Long before smartphones became “smart”, business users would carry around a phone, perhaps a pager, and a PDA – a Personal Digital Assistant. This PADD-esque device was typically powered by an OS from Palm (Palm OS), Microsoft (Windows CE), or Apple (Newton). They enabled us to carry our contacts, calendars, task-lists, eBooks, email, and select types of documents with us where ever we went. We’d later sync our PDAs with our desktop computers so the data would remain up-to-date at our desk and on the road.
As time progressed pagers and cell phones merged with our PDAs and we now call them “smartphones”. Somewhere along the line we lost what these devices were trying to be: personal assistants.
The second rise of PDAs
Eventually Apple created Siri, a semi-intelligent assistant that could help you find what you were looking for, set an alarm, make an appointment, and much more.
Google followed suit with Google Now and its “OK, Google” interface.
Microsoft, the late-comer to the game, has Cortana. For those of you unfamiliar with Microsoft’s massively popular game series, Halo, Cortana is the “AI” (artificial intelligence) that helps the hero of the series out of some pretty sticky situations. (To this day, the Flood still gives me nightmares.)
Cortana, as a personal digital assistant on Windows-powered phones, has been growing in both popularity and capability. Now, with Windows 10 just around the corner, Cortana will be coming to our desktops, tablets, and laptops – ready to help out just by speaking her name.

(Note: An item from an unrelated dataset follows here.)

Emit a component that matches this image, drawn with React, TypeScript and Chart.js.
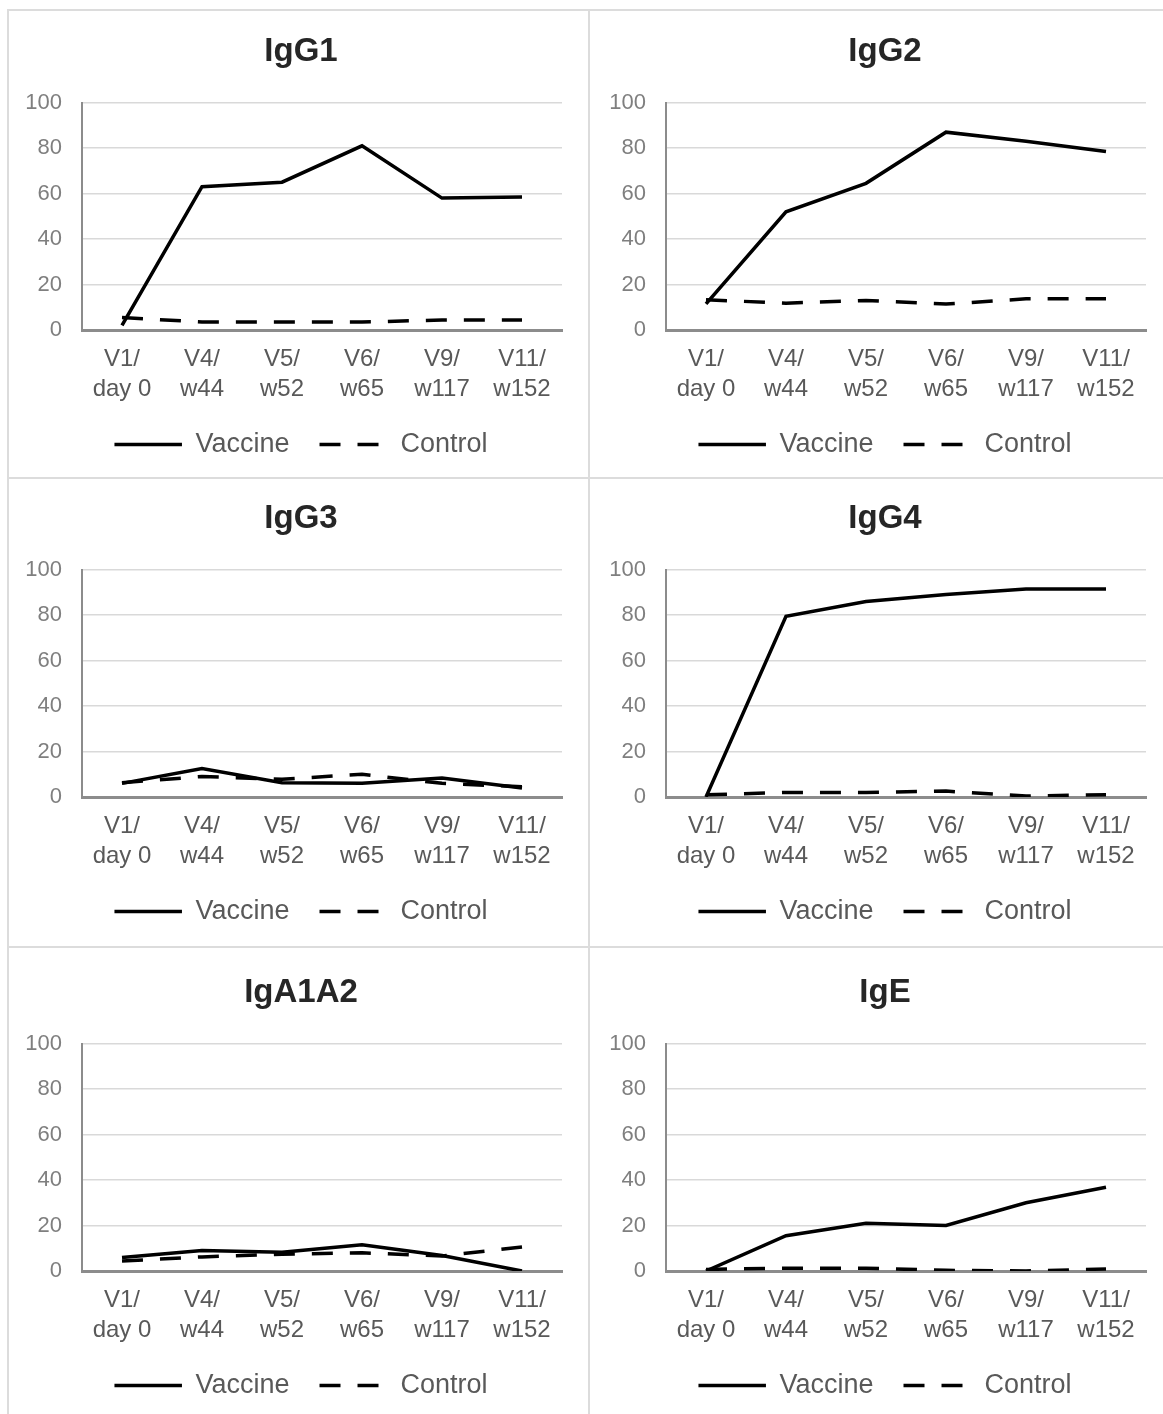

That’s some pretty impressive power – all tucked behind a singular service and common user interface. But, if rumors are to be believed, Microsoft isn’t stopping there: Cortana could be coming to Android.

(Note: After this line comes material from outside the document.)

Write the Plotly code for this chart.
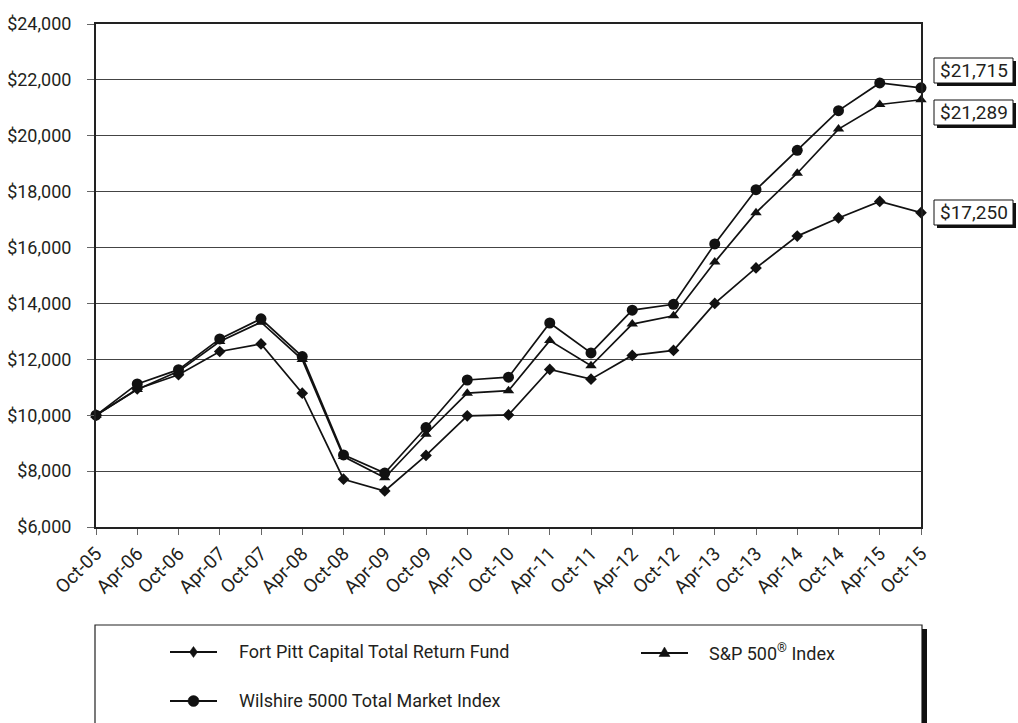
import plotly.graph_objects as go

# ---------------- data ----------------
dates = ["Oct-05", "Apr-06", "Oct-06", "Apr-07", "Oct-07", "Apr-08", "Oct-08",
         "Apr-09", "Oct-09", "Apr-10", "Oct-10", "Apr-11", "Oct-11", "Apr-12",
         "Oct-12", "Apr-13", "Oct-13", "Apr-14", "Oct-14", "Apr-15", "Oct-15"]
fort_pitt = [10000, 10940, 11450, 12280, 12550, 10790, 7710, 7290, 8560, 9980,
             10010, 11640, 11290, 12140, 12320, 14000, 15270, 16410, 17060, 17650, 17250]
sp500 = [10000, 10920, 11570, 12640, 13330, 11990, 8520, 7760, 9320, 10790,
         10880, 12670, 11770, 13260, 13560, 15480, 17250, 18660, 20240, 21120, 21289]
wilshire = [10000, 11120, 11630, 12730, 13450, 12100, 8580, 7930, 9560, 11260,
            11360, 13300, 12230, 13760, 13970, 16130, 18070, 19480, 20900, 21890, 21715]
series_names = ["Fort Pitt Capital Total Return Fund", "S&P 500<sup>®</sup> Index",
                "Wilshire 5000 Total Market Index"]
y_ticks = list(range(6000, 24001, 2000))
y_tick_labels = [f"${v:,}" for v in y_ticks]

# ---------------- layout geometry (pixels) ----------------
W, H = 1018, 723
L, R, T, B = 96, 921, 24, 527
FONT = "Roboto, Liberation Sans, sans-serif"
FS = 18
TXT = "#231f20"


def px(x, y):
    return (x - L) / (R - L), (B - y) / (B - T)


fig = go.Figure()
styles = [
    dict(symbol="diamond", size=9),
    dict(symbol="triangle-up", size=10),
    dict(symbol="circle", size=11),
]
for name, vals, st in zip(series_names, [fort_pitt, sp500, wilshire], styles):
    fig.add_trace(go.Scatter(
        x=dates, y=vals, name=name, mode="lines+markers",
        line=dict(color="#111111", width=1.7),
        marker=dict(color="#111111", symbol=st["symbol"], size=st["size"]),
        cliponaxis=False, showlegend=False,
    ))

shapes = []
annotations = []

# right-hand value boxes
box_centers = [(973.5, 70.5), (973.5, 112.5), (973.5, 212.5)]
for (cx, cy), vals in zip(box_centers, [wilshire, sp500, fort_pitt]):
    x0, x1 = cx - 39.5, cx + 39.5
    y0, y1 = cy - 12.5, cy + 12.5
    a0, b0 = px(x0 + 3, y1 + 3)
    a1, b1 = px(x1 + 3, y0 + 3)
    shapes.append(dict(type="rect", xref="paper", yref="paper", x0=a0, y0=b0, x1=a1, y1=b1,
                       fillcolor="#111111", line=dict(width=0), layer="above"))
    a0, b0 = px(x0, y1)
    a1, b1 = px(x1, y0)
    shapes.append(dict(type="rect", xref="paper", yref="paper", x0=a0, y0=b0, x1=a1, y1=b1,
                       fillcolor="white", line=dict(color="#111111", width=1), layer="above"))
    tx, ty = px(cx, cy)
    annotations.append(dict(xref="paper", yref="paper", x=tx, y=ty, text=f"${vals[-1]:,}",
                            showarrow=False, xanchor="center", yanchor="middle",
                            font=dict(family=FONT, size=19, color=TXT)))

# legend box
a0, b0 = px(95, 760)
a1, b1 = px(922, 625)
shapes.append(dict(type="rect", xref="paper", yref="paper", x0=a0, y0=b0, x1=a1, y1=b1,
                   fillcolor="rgba(0,0,0,0)", line=dict(color="#222222", width=1.2), layer="above"))
a0, b0 = px(922, 760)
a1, b1 = px(927, 629)
shapes.append(dict(type="rect", xref="paper", yref="paper", x0=a0, y0=b0, x1=a1, y1=b1,
                   fillcolor="#111111", line=dict(width=0), layer="above"))

# legend entries: (sample x0, x1, y, marker, text x)
legend_items = [
    (170, 217, 652, "diamond", 237, series_names[0]),
    (641, 688, 653, "triangle", 707, series_names[1]),
    (170, 217, 701, "circle", 237, series_names[2]),
]
for sx0, sx1, sy, mk, tx, label in legend_items:
    a0, b = px(sx0, sy)
    a1, _ = px(sx1, sy)
    shapes.append(dict(type="line", xref="paper", yref="paper", x0=a0, y0=b, x1=a1, y1=b,
                       line=dict(color="#111111", width=2), layer="above"))
    cx = (sx0 + sx1) / 2
    if mk == "diamond":
        pts = [(cx, sy - 5.5), (cx + 4, sy), (cx, sy + 5.5), (cx - 4, sy)]
    elif mk == "triangle":
        pts = [(cx, sy - 6), (cx + 5.5, sy + 3.5), (cx - 5.5, sy + 3.5)]
    else:
        pts = None
    if pts:
        path = "M" + " L".join(f"{px(x, y)[0]:.5f},{px(x, y)[1]:.5f}" for x, y in pts) + " Z"
        shapes.append(dict(type="path", xref="paper", yref="paper", path=path,
                           fillcolor="#111111", line=dict(color="#111111", width=0.5), layer="above"))
    else:
        c0 = px(cx - 5.5, sy + 5.5)
        c1 = px(cx + 5.5, sy - 5.5)
        shapes.append(dict(type="circle", xref="paper", yref="paper", x0=c0[0], y0=c0[1],
                           x1=c1[0], y1=c1[1], fillcolor="#111111",
                           line=dict(color="#111111", width=0.5), layer="above"))
    ax, ay = px(tx, sy - 1)
    annotations.append(dict(xref="paper", yref="paper", x=ax, y=ay, text=label, showarrow=False,
                            xanchor="left", yanchor="middle",
                            font=dict(family=FONT, size=FS, color=TXT)))

fig.update_layout(
    width=W, height=H,
    margin=dict(l=L, r=W - R, t=T, b=H - B, autoexpand=False),
    paper_bgcolor="white", plot_bgcolor="white",
    font=dict(family=FONT, size=FS, color=TXT),
    shapes=shapes, annotations=annotations,
    showlegend=False,
)
fig.update_xaxes(
    type="category", range=[0, len(dates) - 1], tickangle=-45, automargin=False,
    showline=True, linecolor="#222222", linewidth=2, mirror=True,
    ticks="outside", ticklen=6, tickcolor="#666666", tickwidth=1,
    showgrid=False, zeroline=False,
    tickfont=dict(family=FONT, size=19, color=TXT),
)
fig.update_yaxes(
    range=[6000, 24000], tickvals=y_ticks, ticktext=y_tick_labels, automargin=False,
    showline=True, linecolor="#222222", linewidth=2, mirror=True,
    ticks="outside", ticklen=7, tickcolor="#666666", tickwidth=1,
    showgrid=True, gridcolor="#444444", gridwidth=1, zeroline=False,
    ticklabelstandoff=12,
    tickfont=dict(family=FONT, size=FS, color=TXT),
)

fig.write_html("out.html")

Microsoft Cortana on Android
Despite being at the back of the pack in the mobile space, Microsoft still has a huge presence in the office. Even the computer I’m using to write this article is powered by Microsoft’s Windows operating system. With Cortana coming to Windows it makes complete sense that I’d be able to use the same interface and expect the same results when I go AFK with my smartphone or tablet – regardless of the operating system powering it.
Despite the scantily-clad character from the Halo series, Cortana on smartphones and computers is simply a blue circle (a halo, perhaps?), so parents and employers need not worry about LSFW content on phones (not in this regard anyway).
Releasing Cortana for Android (and integrating her with the Android OS) will help Microsoft gain a foothold on its competition’s devices – something Google has been trying with the ever expanding capabilities of its Chrome web browser on Microsoft’s OS. From a business standpoint, this is pure gold! From an end-user standpoint, this move will help make our PDAs become more personal, and will push the capabilities of Google Now and Siri forward as the competition becomes more capable.
Why stop there?
Why stop with just Android? At my day job, the enterprise has standardized on Apple’s iPhones for their cellular needs. Our desktops and servers are all powered by Windows. Our laptops, despite being built by Apple, all run Windows.
They’re not the only enterprise to employ a similar strategy. Why wouldn’t Microsoft eventually release Cortana for iOS devices, too?
Whether or not the rumors are true is anyone’s guess, but if you ask me, Microsoft would be foolish not to develop Cortana to work on devices powered by their competitor’s operating systems.